There are other groups who are producing entirely open data of this type; it would be interesting to hear their views on such privacy questions. It would be good if we could make our data available to people who were willing to respect privacy constraints and encode those restrictions in their servers, and hopefully one day we’ll be able to do that. But at the moment, we can’t see any way to make the data set completely public :-( Interesting mathematical suggestions welcome…

9 thoughts on “Location Services and Privacy

  1. It would be helpful for MozStumbler volunteers if the apk was made available in a repository — easier to get, easier to install, easier to update and such. Google Play might not be a good choice for a number of reasons, and Amazon is the same, but F-Droid is well-known within the demographics who would use such a thing.

  2. Didnt Google get sued big time for gathering Wi-Fi data via their maps cars?

    how is this Mozilla project any different?

    • They got into trouble for recording actual data packets flowing backwards and forwards – which contained people’s personal data. I.e. they were sniffing data on the wireless networks concerned. This requires associating with the access point. Mozilla’s stumbler doesn’t do that – it uses the OS’s ability to enumerate the access points or mobile networks it can “see”, and records that information.

  3. It is possible to differentiate between infrastructure and personal networks?

    By infrastructure I mean transmitters set up by business for general public use. That would include mobile base stations, but possibly even commercial wifi access points and fm/dab radio stations.

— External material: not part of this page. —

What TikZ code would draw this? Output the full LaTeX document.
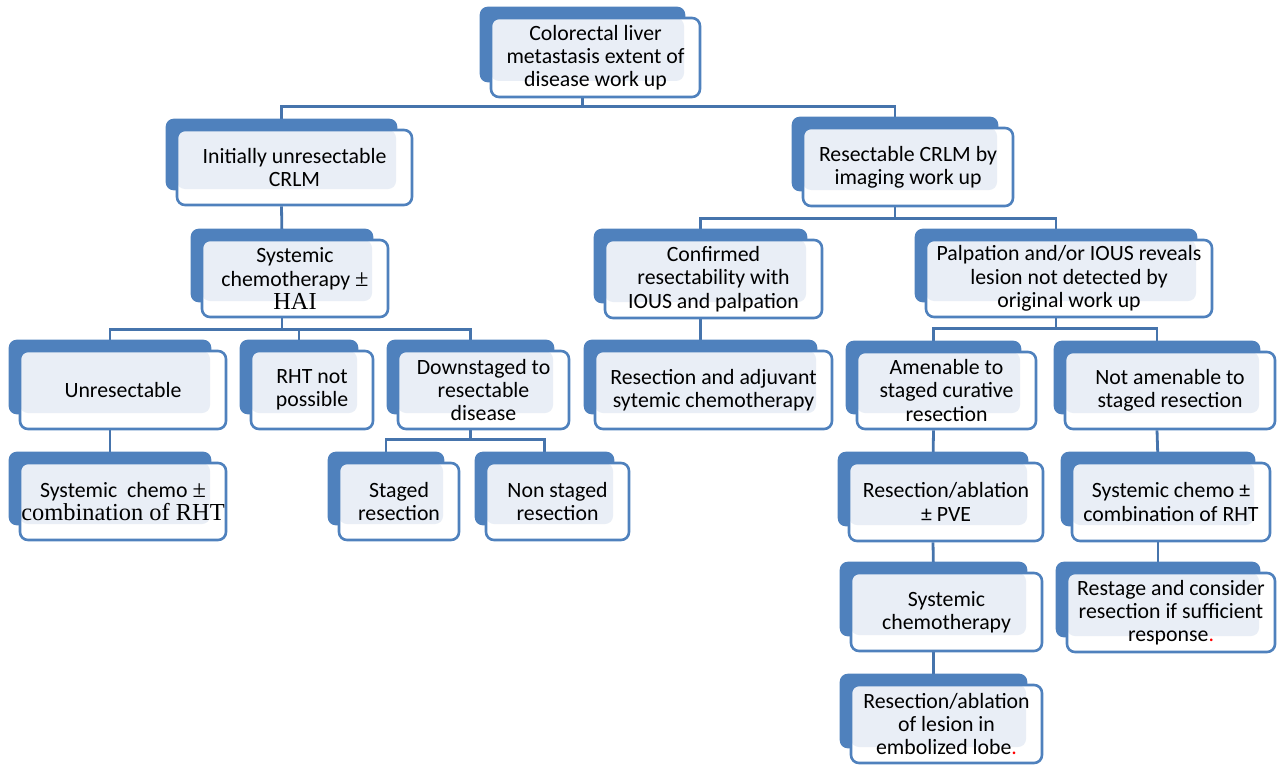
\documentclass[tikz,border=0pt]{standalone}
\usepackage{fontspec}
\setmainfont{Carlito}
\newfontfamily\timesfont{Liberation Serif}
\newcommand{\tnr}[1]{{\timesfont\fontsize{12.2}{11.6}\selectfont #1}}
\usetikzlibrary{calc,backgrounds}
\definecolor{boxblue}{RGB}{79,129,189}
\definecolor{paleblue}{RGB}{233,238,246}
\definecolor{linkblue}{RGB}{70,116,172}

\tikzset{
  crlm/.style 2 args={draw=boxblue, line width=1.3pt, fill=white, rounded corners=4pt,
    minimum width=#1*0.5pt, minimum height=#2*0.5pt, inner sep=0pt, align=center,
    font=\fontsize{10.9}{11.6}\selectfont,
    path picture={\fill[paleblue, rounded corners=4pt] (path picture bounding box.north west)
      rectangle ($(path picture bounding box.south east)+(-8pt,8pt)$);}},
  link/.style={linkblue, line width=1.4pt},
}

\begin{document}
\begin{tikzpicture}[x=0.5pt,y=-0.5pt]
\useasboundingbox (0,0) rectangle (1277,765);
% top
\node[crlm={209}{79}] (root) at (595.5,57.5) {Colorectal liver\\metastasis extent of\\disease work up};
% left branch
\node[crlm={235}{75}] (unres) at (294.5,167.5) {Initially unresectable\\CRLM};
\node[crlm={186}{77}] (chemohai) at (295,278.5) {Systemic\\chemotherapy \tnr{±}\\\tnr{HAI}};
\node[crlm={206}{78}] (unresect) at (123,390) {Unresectable};
\node[crlm={122}{78}] (rht) at (312,390) {RHT not\\possible};
\node[crlm={171}{78}] (down) at (483.5,390) {Downstaged to\\resectable\\disease};
\node[crlm={206}{77}] (sysrht) at (123,501.5) {Systemic\ \ chemo \tnr{±}\\\tnr{combination of RHT}};
\node[crlm={120}{77}] (staged) at (399,501.5) {Staged\\resection};
\node[crlm={143}{77}] (nonstaged) at (557.5,501.5) {Non staged\\resection};
% right branch
\node[crlm={210}{78}] (resec) at (908,167) {Resectable CRLM by\\imaging work up};
\node[crlm={217}{78}] (confirm) at (713.5,279) {Confirmed\\resectability with\\IOUS and palpation};
\node[crlm={286}{77}] (palp) at (1069,278.5) {Palpation and/or IOUS reveals\\lesion not detected by\\original work up};
\node[crlm={237}{78}] (adjuv) at (713.5,390) {Resection and adjuvant\\sytemic chemotherapy};
\node[crlm={179}{77}] (amen) at (946.5,390.5) {Amenable to\\staged curative\\resection};
\node[crlm={210}{77}] (notamen) at (1170,390.5) {Not amenable to\\staged resection};
\node[crlm={194}{78}] (pve) at (946,502) {Resection/ablation\\± PVE};
\node[crlm={198}{78}] (sysrht2) at (1171,502) {Systemic chemo ±\\combination of RHT};
\node[crlm={191}{78}] (syschemo) at (946.5,612) {Systemic\\chemotherapy};
\node[crlm={208}{79}] (restage) at (1171,612.5) {Restage and consider\\resection if sufficient\\response{\color{red}.}};
\node[crlm={191}{78}] (embol) at (946.5,724) {Resection/ablation\\of lesion in\\embolized lobe{\color{red}.}};

\begin{scope}[on background layer]
% connectors
\draw[link] ($(root.south)+(-13,0)$) -- ++(0,8) coordinate (bus0);
\draw[link] (bus0) -| ($(unres.north)+(-13,0)$);
\draw[link] (bus0) -| ($(resec.north)+(-13,0)$);
\draw[link] ($(unres.south)+(-13,0)$) -- ($(chemohai.north)+(-13,0)$);
\draw[link] ($(chemohai.south)+(-13,0)$) -- ++(0,11) coordinate (bus1);
\draw[link] (bus1) -| ($(unresect.north)+(-13,0)$);
\draw[link] (bus1) -| ($(rht.north)+(-13,0)$);
\draw[link] (bus1) -| ($(down.north)+(-13,0)$);
\draw[link] ($(unresect.south)+(-13,0)$) -- ($(sysrht.north)+(-13,0)$);
\draw[link] ($(down.south)+(-13,0)$) -- ++(0,9) coordinate (bus2);
\draw[link] (bus2) -| ($(staged.north)+(-13,0)$);
\draw[link] (bus2) -| ($(nonstaged.north)+(-13,0)$);
\draw[link] ($(resec.south)+(-13,0)$) -- ++(0,11) coordinate (bus3);
\draw[link] (bus3) -| ($(confirm.north)+(-13,0)$);
\draw[link] (bus3) -| ($(palp.north)+(-13,0)$);
\draw[link] ($(confirm.south)+(-13,0)$) -- ($(adjuv.north)+(-13,0)$);
\draw[link] ($(palp.south)+(-13,0)$) -- ++(0,10) coordinate (bus4);
\draw[link] (bus4) -| ($(amen.north)+(-13,0)$);
\draw[link] (bus4) -| ($(notamen.north)+(-13,0)$);
\draw[link] ($(amen.south)+(-13,0)$) -- ($(pve.north)+(-13,0)$);
\draw[link] ($(pve.south)+(-13,0)$) -- ($(syschemo.north)+(-13,0)$);
\draw[link] ($(syschemo.south)+(-13,0)$) -- ($(embol.north)+(-13,0)$);
\draw[link] ($(notamen.south)+(-13,0)$) -- ($(sysrht2.north)+(-13,0)$);
\draw[link] ($(sysrht2.south)+(-13,0)$) -- ($(restage.north)+(-13,0)$);
% blue backing shapes
\foreach \n in {root,unres,chemohai,unresect,rht,down,sysrht,staged,nonstaged,
  resec,confirm,palp,adjuv,amen,notamen,pve,sysrht2,syschemo,restage,embol}
  \fill[boxblue, rounded corners=4pt] ($(\n.north west)+(-10,-10)$) rectangle ($(\n.south east)+(-16,-16)$);
\end{scope}
\end{tikzpicture}
\end{document}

  4. Honestly, all this sounds like paranoia to me and a good excuse not to share the data. If someone wants to hide when changing flat, I would first advise he changes his wifi router and SSID.
    With such an approach of not sharing data you are just making the business of commercial/closed databases and you are simply closing all sort of interesting research like coverage maps, operators, wifi density, interference/electrosmog study, manufacturers spread, etc.
    In this case, I’m sorry to say that I won’t contribute gathering data to this project anymore and I hope you won’t bother the other real open projects that have their databases opened.
    The fact that makes me think that it is a bad excuse is that they could already publish raw data with some of the data (ESSID and BSSID) scrambled but let locations/signal strenght opened and they can fully open the mobile operator cellid database. But the fact is they don’t so there’s another reason.

    • “If someone wants to hide when changing flat, I would first advise he changes his wifi router and SSID.”

      It’s all very well to say that, but many people are not technical and wouldn’t realise that their router broadcasts a unique ID which can be tracked and (would be) reported back to a central database by anyone passing.

      We realise there are lots of useful things people could do with this data, and I hope the team will look at a privacy-preserving data sharing agreement they could use to let others look at it and do some of these cool things.

      The lack of publication of mobile cellID data is, I am sure, simply due to lack of time. Why not file a bug about it?

      • That sounds like a great way of confusing people and breaking all their devices which have saved the password… Also, changing the SSID doesn’t change the MAC address.